In honour of the 300th anniversary of the first King George acceding to the British throne, the British Library is currently showing an exhibition entitled The Georgians Revealed, Life, Style and the Making of Modern Britain. A fascinating exhibit which draws many parallels between Georgian times and the current day, I discovered I have the Georgians to thank for many of my hobbies. The Georgians were the ones who started the fascination with home and garden design, home magazines, catalog shopping and travel.
Georgian Britain had lots of wealth thanks to its flourishing trade which lead to the building of new middle-class homes. The architecture became more classical and uniform in style. These new homes had little gardens which people could plan and enjoy. We owned one such Georgian house in St. John’s Wood in London. We were told the original Georgian owner was a tradesman – a baker who had done well. St. Johns Wood was built by the Georgians as the first suburb of London.
The uniformity of the architecture was intentional. Architects such as Robert Adams published books as way to entice prospective clients and also impress their fellow professionals. William Pain published many pocket-sized pattern books on architectural design which made their way to America. Landscape architects likewise published design books which were influential. People were copying each other in a major way.

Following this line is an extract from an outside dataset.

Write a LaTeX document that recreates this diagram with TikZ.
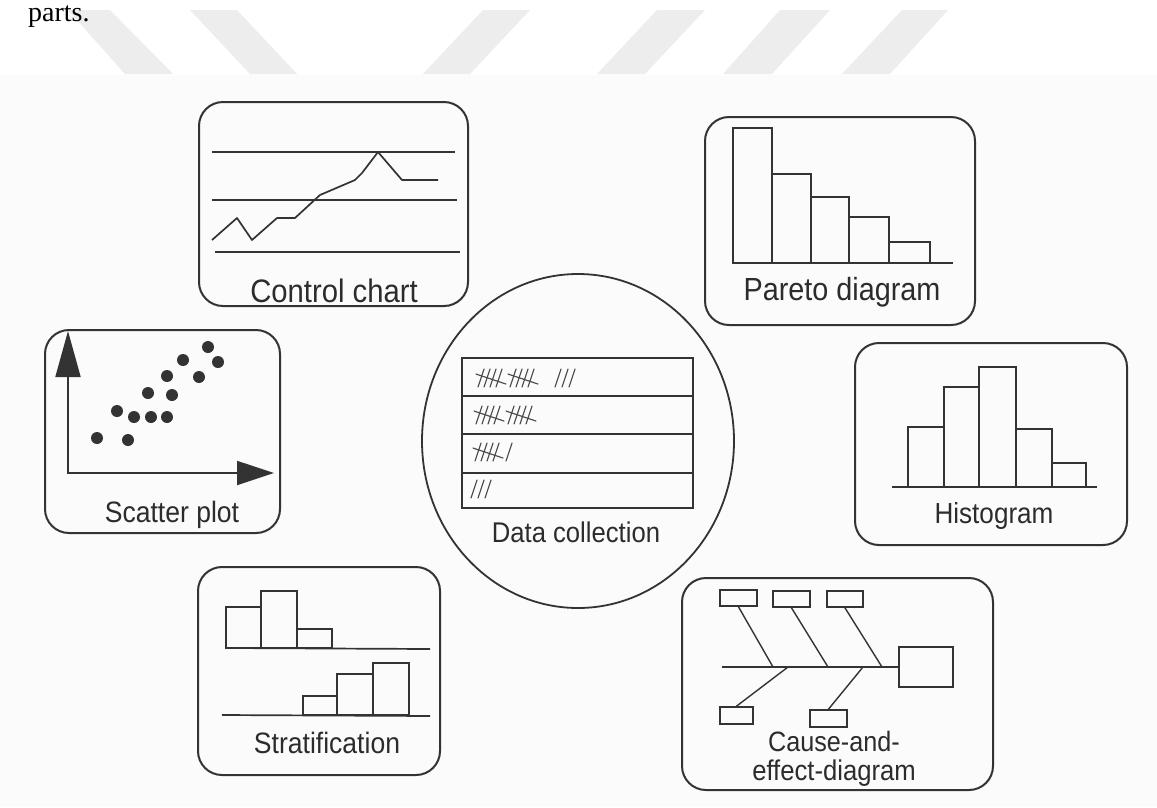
\documentclass[tikz,border=0pt]{standalone}
\usepackage{fontspec}
\setmainfont{Liberation Sans}
\newfontfamily\pageserif{Liberation Serif}
\newfontfamily\labelfont{Liberation Sans}[FakeStretch=0.9]
\usetikzlibrary{shapes.geometric,arrows.meta}

\definecolor{ink}{HTML}{333333}
\definecolor{txt}{HTML}{2C2C2C}
\definecolor{wmark}{HTML}{EDEDED}
\definecolor{paper}{HTML}{FBFBFB}

\tikzset{
  panel/.style={draw=ink, line width=2pt, rounded corners=24pt, inner sep=0pt},
  caption/.style={text=txt, inner sep=0pt, anchor=base},
  chartline/.style={draw=ink, line width=1.7pt, line join=round},
  bar/.style={draw=ink, line width=1.7pt},
  tallystroke/.style={draw=ink!90, line width=1.1pt, line cap=round},
  causebox/.style={draw=ink, line width=1.7pt, inner sep=0pt},
  bone/.style={draw=ink, line width=1.4pt},
  dot/.style={circle, fill=ink, inner sep=0pt, minimum size=12pt},
  axis/.style={draw=ink, line width=1.8pt},
}

% one bundle of five tally strokes, and a single stroke
\newcommand\tallygroup[2]{%
  \foreach \k in {0,...,3}
    \draw[tallystroke] ({#1+6*\k},{#2+9}) -- ({#1+6*\k+6},{#2-9});
  \draw[tallystroke] ({#1-2},{#2-4}) -- ({#1+28},{#2+6});}
\newcommand\tallyone[2]{%
  \draw[tallystroke] ({#1},{#2+9}) -- ({#1+6},{#2-9});}

\begin{document}
\begin{tikzpicture}[x=1pt, y=-1pt]
\useasboundingbox (0,0) rectangle (1157,807);
\fill[white] (0,0) rectangle (1157,807);
\fill[paper] (0,75) rectangle (1157,807);

% watermark stripes along the top
\fill[wmark] (68,10) -- (110,10) -- (173,74) -- (125,74) -- cycle;
\fill[wmark] (190,10) -- (237,10) -- (297,74) -- (250,74) -- cycle;
\fill[wmark] (483,10) -- (530,10) -- (470,74) -- (423,74) -- cycle;
\fill[wmark] (657,10) -- (705,10) -- (645,74) -- (597,74) -- cycle;
\fill[wmark] (780,10) -- (830,10) -- (772,74) -- (723,74) -- cycle;
\fill[wmark] (902,10) -- (948,10) -- (890,74) -- (842,74) -- cycle;

% end of the preceding paragraph
\node[anchor=base west, inner sep=0pt, font=\pageserif\fontsize{28}{30}\selectfont] (parts) at (28,21) {parts.};

% ---------- Control chart ----------
\node[panel, minimum width=269pt, minimum height=204pt] (cc) at (333.5,204) {};
\draw[chartline] (212,152) -- (455,152);
\draw[chartline] (212,200) -- (457,200);
\draw[chartline] (215,252) -- (460,252);
\draw[chartline] (212,240) -- (237,218) -- (252,240) -- (277,218) -- (295,218)
  -- (320,195) -- (355,180) -- (362,173) -- (378,152) -- (402,180) -- (438,180);
\node[caption, font=\labelfont\fontsize{32.5}{34}\selectfont] (cclabel) at (334,302) {Control chart};

% ---------- Pareto diagram ----------
\node[panel, minimum width=270pt, minimum height=208pt] (pd) at (840,221) {};
\draw[bar] (733,263) rectangle (772,128);
\draw[bar] (772,263) rectangle (811,174);
\draw[bar] (811,263) rectangle (849,197);
\draw[bar] (849,263) rectangle (889,217);
\draw[bar] (889,263) rectangle (930,242);
\draw[bar] (733,263) -- (953,263);
\node[caption, font=\labelfont\fontsize{32}{34}\selectfont] (pdlabel) at (842,300) {Pareto diagram};

% ---------- Scatter plot ----------
\node[panel, minimum width=235pt, minimum height=203pt] (sp) at (162.5,431.5) {};
\draw[axis, -{Triangle[length=46pt,width=25pt]}] (68,473) -- (68,331);
\draw[axis, -{Triangle[length=37pt,width=24pt]}] (67,473) -- (274,473);
\foreach \px/\py in {208/347,183/360,218/362,167/376,199/377,148/393,172/395,
                     117/411,134/417,151/417,167/417,97/438,128/440}
  \node[dot] at (\px,\py) {};
\node[caption, font=\labelfont\fontsize{29.5}{32}\selectfont] (splabel) at (172,522) {Scatter plot};

% ---------- Data collection ----------
\node[ellipse, draw=ink, line width=1.8pt, minimum width=312pt, minimum height=334pt, inner sep=0pt] (dc) at (578,441) {};
\draw[bar] (462,358) rectangle (693,508);
\draw[bar] (462,396) -- (693,396);
\draw[bar] (462,434) -- (693,434);
\draw[bar] (462,473) -- (693,473);
\tallygroup{478}{378}
\tallygroup{510}{378}
\tallyone{555}{378}
\tallyone{562}{378}
\tallyone{569}{378}
\tallygroup{476}{415}
\tallygroup{508}{415}
\tallygroup{475}{452}
\tallyone{506}{452}
\tallyone{471}{489}
\tallyone{478}{489}
\tallyone{485}{489}
\node[caption, font=\labelfont\fontsize{28.5}{31}\selectfont] (dclabel) at (576,542) {Data collection};

% ---------- Histogram ----------
\node[panel, minimum width=272pt, minimum height=202pt] (hg) at (991,444) {};
\draw[bar] (908,487) rectangle (944,427);
\draw[bar] (944,487) rectangle (979,387);
\draw[bar] (979,487) rectangle (1016,367);
\draw[bar] (1016,487) rectangle (1052,429);
\draw[bar] (1052,487) rectangle (1086,463);
\draw[bar] (892,487) -- (1097,487);
\node[caption, font=\labelfont\fontsize{29}{31}\selectfont] (hglabel) at (994,523) {Histogram};

% ---------- Stratification ----------
\node[panel, minimum width=242pt, minimum height=208pt] (st) at (319,671) {};
\draw[bar] (226,648) rectangle (261,607);
\draw[bar] (261,648) rectangle (297,591);
\draw[bar] (297,648) rectangle (332,629);
\draw[bar] (226,648) -- (430,649);
\draw[bar] (303,715) rectangle (337,696);
\draw[bar] (337,715) rectangle (373,674);
\draw[bar] (373,715) rectangle (409,663);
\draw[bar] (222,715) -- (430,716);
\node[caption, font=\labelfont\fontsize{29.5}{32}\selectfont] (stlabel) at (327,753) {Stratification};

% ---------- Cause-and-effect diagram ----------
\node[panel, minimum width=311pt, minimum height=212pt] (ce) at (837.5,684) {};
\node[causebox, minimum width=37pt, minimum height=16pt] (c1) at (738.5,598) {};
\node[causebox, minimum width=37pt, minimum height=16pt] (c2) at (791.5,599) {};
\node[causebox, minimum width=36pt, minimum height=16pt] (c3) at (845,599) {};
\node[causebox, minimum width=33pt, minimum height=17pt] (b1) at (736.5,715.5) {};
\node[causebox, minimum width=37pt, minimum height=17pt] (b2) at (828.5,718.5) {};
\node[causebox, minimum width=54pt, minimum height=40pt] (eff) at (926,667) {};
\coordinate (s0) at (722,667);
\coordinate (j1) at (773,667);
\coordinate (j2) at (828,667);
\coordinate (j3) at (882,667);
\coordinate (j4) at (788,667);
\coordinate (j5) at (863,667);
\draw[bone] (s0) -- (eff.west);
\draw[bone] (c1.south) -- (j1);
\draw[bone] (c2.south) -- (j2);
\draw[bone] (c3.south) -- (j3);
\draw[bone] (b1.north) -- (j4);
\draw[bone] (b2.north) -- (j5);
\node[caption, font=\labelfont\fontsize{28}{30}\selectfont] (celabel1) at (834,751.5) {Cause-and-};
\node[caption, font=\labelfont\fontsize{28.5}{30}\selectfont] (celabel2) at (834,780) {effect-diagram};
\end{tikzpicture}
\end{document}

The East India Company imported luxury goods which found its way into these new homes. If people couldn’t afford the real thing, British manufacturers started making copies for consumers. Sort of like Primark, but in reverse. Oh, the irony.
There was so much trade and shipping that new docks had to be built. In fact, new bridges were also built to transport stuff around London. There was only one bridge in London (London Bridge built in the 13th century) until the mid-18th Century. By 1830, there were five bridges across the Thames.
The Georgians loved to shop for all the new things available to them. Consumer culture was helped along with the publishing of lots of pamphlets and books which showed people what they could buy, and what other people had. Then as now, displays of wealth only lead to people wanting what they couldn’t afford. A fascinating tidbit of information – Jane Austen’s aunt Jane Leigh Peirrot was put on trial for shoplifting.
As for interior design, the times they were a-changing. For example, our current fascination with wallpaper can be traced back to the Georgians because wallpaper was a cheaper alternative to fabric wall hangings which had previously been used. In another example, with all the entertaining the Georgians liked to do, you needed furniture such as tea tables, card tables, correspondence tables etc. Of course, with the tables came the chairs, and so on. Next thing you know, your home is stuffed to the gills with ‘stuff’ as the Victorians soon found out.
Thomas Chippendale is considered the first designer and tastemaker. Before Chippendale, there were only carpenters who created furniture. He was the first craftsman to create a catalog of his designs – The Gentleman and Cabinet Maker’s Director – which set the trend for furniture pattern books. His style was very popular – you can order one of his pieces knowing you had the latest style. He also became more of a designer who oversaw the work of his craftsman as opposed to being a hands-on cabinet-maker himself.
Of course, the middle classes were not content just to look at pattern books. Visiting the countryside and checking out other people’s home was the start of travel for leisure by the middle classes. Country homes and gardens, such as Kew Gardens, were fashionable places to visit. The improved road network helped make visiting places in the British Isles much easier. Seaside holidays became a regular diversion.
This exhibit at the British Library is showing until March 11th. The exhibit is fairly compact and an easy browse. I highly recommend it.